• Task: Scan the data below and pick out the lines containing the word "matplotlib".
┌─ Data entries
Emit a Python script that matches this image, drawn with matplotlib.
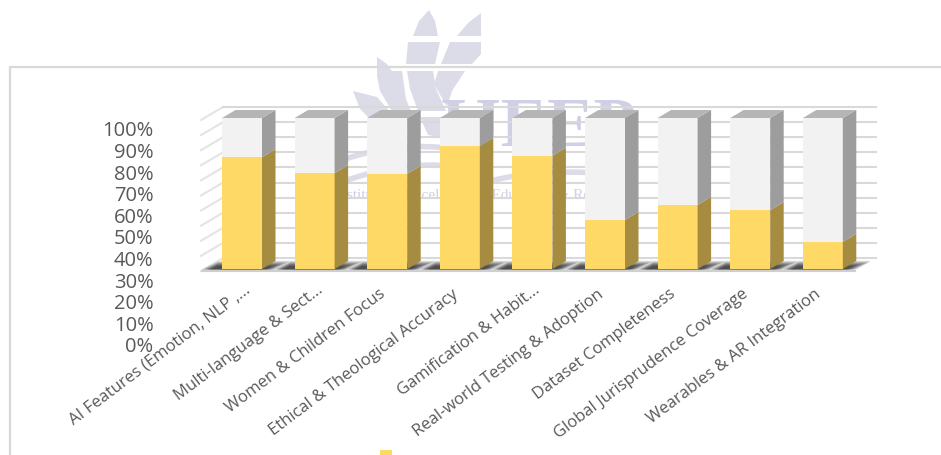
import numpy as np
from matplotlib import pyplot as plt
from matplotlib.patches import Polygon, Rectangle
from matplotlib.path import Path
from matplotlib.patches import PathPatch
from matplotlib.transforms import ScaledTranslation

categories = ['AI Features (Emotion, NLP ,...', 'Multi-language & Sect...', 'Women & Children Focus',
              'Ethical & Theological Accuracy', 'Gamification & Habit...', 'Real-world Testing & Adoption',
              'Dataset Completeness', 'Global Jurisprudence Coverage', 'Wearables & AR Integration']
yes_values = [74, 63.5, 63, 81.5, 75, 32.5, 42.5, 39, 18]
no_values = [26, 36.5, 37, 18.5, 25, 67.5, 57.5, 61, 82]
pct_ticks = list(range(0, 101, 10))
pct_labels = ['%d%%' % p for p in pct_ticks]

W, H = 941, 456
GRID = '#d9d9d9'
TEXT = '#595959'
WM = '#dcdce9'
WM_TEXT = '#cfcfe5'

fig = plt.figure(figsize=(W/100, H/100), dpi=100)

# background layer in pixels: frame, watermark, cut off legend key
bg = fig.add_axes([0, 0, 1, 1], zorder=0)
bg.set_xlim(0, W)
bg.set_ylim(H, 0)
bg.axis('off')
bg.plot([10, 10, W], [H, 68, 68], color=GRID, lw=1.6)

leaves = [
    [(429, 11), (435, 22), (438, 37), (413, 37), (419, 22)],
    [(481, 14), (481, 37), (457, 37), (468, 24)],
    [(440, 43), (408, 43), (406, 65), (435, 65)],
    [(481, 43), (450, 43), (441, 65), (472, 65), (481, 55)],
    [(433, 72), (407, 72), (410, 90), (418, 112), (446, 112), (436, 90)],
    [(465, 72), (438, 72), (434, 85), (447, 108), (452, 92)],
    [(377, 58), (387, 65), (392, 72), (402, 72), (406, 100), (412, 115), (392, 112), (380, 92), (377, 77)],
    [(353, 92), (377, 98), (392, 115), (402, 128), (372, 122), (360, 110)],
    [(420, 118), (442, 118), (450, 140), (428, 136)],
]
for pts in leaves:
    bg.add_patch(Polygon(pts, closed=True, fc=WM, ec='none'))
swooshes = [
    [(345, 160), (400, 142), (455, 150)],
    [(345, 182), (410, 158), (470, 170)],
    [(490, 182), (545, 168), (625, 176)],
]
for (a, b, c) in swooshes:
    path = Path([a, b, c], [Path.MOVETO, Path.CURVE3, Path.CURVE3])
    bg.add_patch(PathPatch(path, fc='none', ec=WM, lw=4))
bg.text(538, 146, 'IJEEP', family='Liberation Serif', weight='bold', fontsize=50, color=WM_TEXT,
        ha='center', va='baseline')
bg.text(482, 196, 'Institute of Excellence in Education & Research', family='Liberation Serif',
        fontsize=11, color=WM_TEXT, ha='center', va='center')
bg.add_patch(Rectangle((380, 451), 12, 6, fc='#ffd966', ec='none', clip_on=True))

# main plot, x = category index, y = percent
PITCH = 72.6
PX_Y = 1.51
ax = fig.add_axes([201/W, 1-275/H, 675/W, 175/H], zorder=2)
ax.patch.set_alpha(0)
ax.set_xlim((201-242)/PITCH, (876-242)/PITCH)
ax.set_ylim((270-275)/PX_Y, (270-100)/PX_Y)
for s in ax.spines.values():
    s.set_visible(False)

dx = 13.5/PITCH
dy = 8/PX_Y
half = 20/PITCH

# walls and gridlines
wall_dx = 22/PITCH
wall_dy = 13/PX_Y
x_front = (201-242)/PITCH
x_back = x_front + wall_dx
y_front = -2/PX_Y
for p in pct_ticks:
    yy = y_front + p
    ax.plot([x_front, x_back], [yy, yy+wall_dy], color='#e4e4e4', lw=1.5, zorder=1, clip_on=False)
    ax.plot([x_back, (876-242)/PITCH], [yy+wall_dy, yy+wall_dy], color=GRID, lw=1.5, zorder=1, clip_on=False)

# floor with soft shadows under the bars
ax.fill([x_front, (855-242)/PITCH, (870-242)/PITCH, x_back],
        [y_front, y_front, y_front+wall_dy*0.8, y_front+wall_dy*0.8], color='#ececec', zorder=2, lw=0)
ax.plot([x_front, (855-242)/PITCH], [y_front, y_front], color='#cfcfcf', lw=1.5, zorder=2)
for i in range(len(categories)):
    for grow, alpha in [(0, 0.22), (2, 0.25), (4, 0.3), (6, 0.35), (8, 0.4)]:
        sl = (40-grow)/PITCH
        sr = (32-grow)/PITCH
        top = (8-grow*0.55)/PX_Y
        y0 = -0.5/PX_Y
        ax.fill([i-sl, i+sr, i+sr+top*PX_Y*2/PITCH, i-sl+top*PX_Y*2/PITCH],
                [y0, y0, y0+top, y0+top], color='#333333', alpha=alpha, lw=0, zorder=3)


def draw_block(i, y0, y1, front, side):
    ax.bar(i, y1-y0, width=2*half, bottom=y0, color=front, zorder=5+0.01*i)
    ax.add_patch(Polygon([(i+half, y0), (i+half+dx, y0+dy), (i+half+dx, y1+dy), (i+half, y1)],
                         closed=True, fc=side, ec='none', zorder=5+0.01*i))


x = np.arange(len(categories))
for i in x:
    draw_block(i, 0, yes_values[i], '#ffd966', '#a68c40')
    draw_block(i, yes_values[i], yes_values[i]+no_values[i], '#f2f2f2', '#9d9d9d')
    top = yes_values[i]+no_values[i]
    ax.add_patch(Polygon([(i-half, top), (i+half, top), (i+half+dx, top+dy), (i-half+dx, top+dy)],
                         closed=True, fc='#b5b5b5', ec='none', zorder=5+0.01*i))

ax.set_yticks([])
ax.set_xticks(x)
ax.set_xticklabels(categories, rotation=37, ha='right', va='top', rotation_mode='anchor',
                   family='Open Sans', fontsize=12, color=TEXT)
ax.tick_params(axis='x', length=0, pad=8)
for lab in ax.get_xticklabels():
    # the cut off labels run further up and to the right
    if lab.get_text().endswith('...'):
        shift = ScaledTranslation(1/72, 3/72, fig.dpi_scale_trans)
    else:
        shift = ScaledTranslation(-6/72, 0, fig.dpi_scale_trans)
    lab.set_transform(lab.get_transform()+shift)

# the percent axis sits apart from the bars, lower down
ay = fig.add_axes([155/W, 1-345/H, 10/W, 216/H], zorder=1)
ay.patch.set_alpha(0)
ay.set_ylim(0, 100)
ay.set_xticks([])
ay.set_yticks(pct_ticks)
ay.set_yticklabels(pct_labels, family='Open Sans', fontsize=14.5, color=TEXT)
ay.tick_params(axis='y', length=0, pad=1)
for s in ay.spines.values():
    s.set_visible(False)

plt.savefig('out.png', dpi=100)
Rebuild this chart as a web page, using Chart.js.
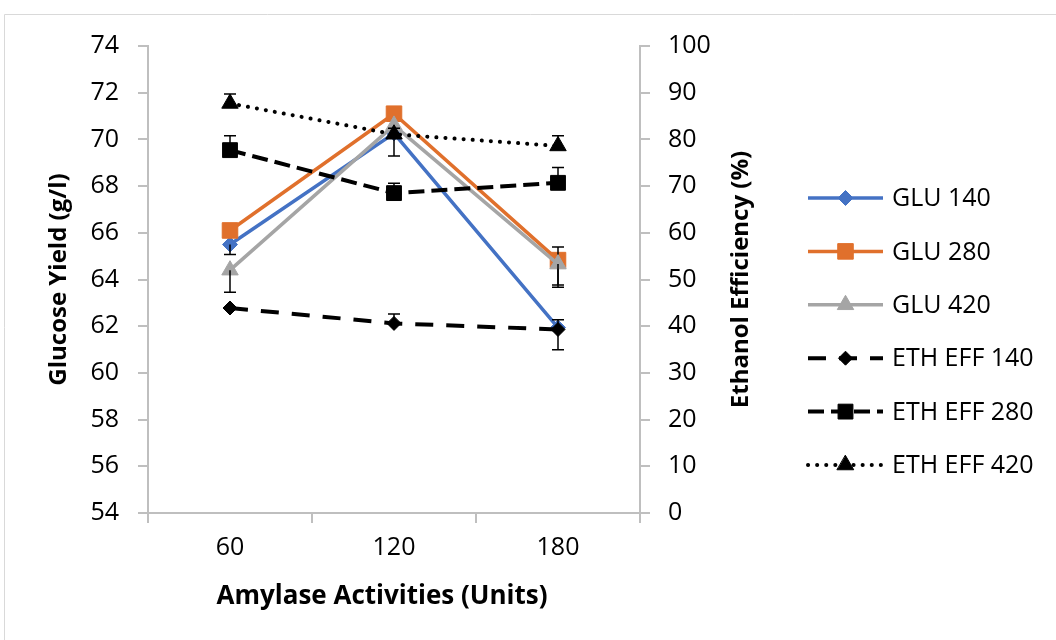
└─
• Result of the task:
Emit a Python script that matches this image, drawn with matplotlib.
from matplotlib import pyplot as plt
from matplotlib.patches import Polygon, Rectangle
from matplotlib.path import Path
from matplotlib.patches import PathPatch
from matplotlib.transforms import ScaledTranslation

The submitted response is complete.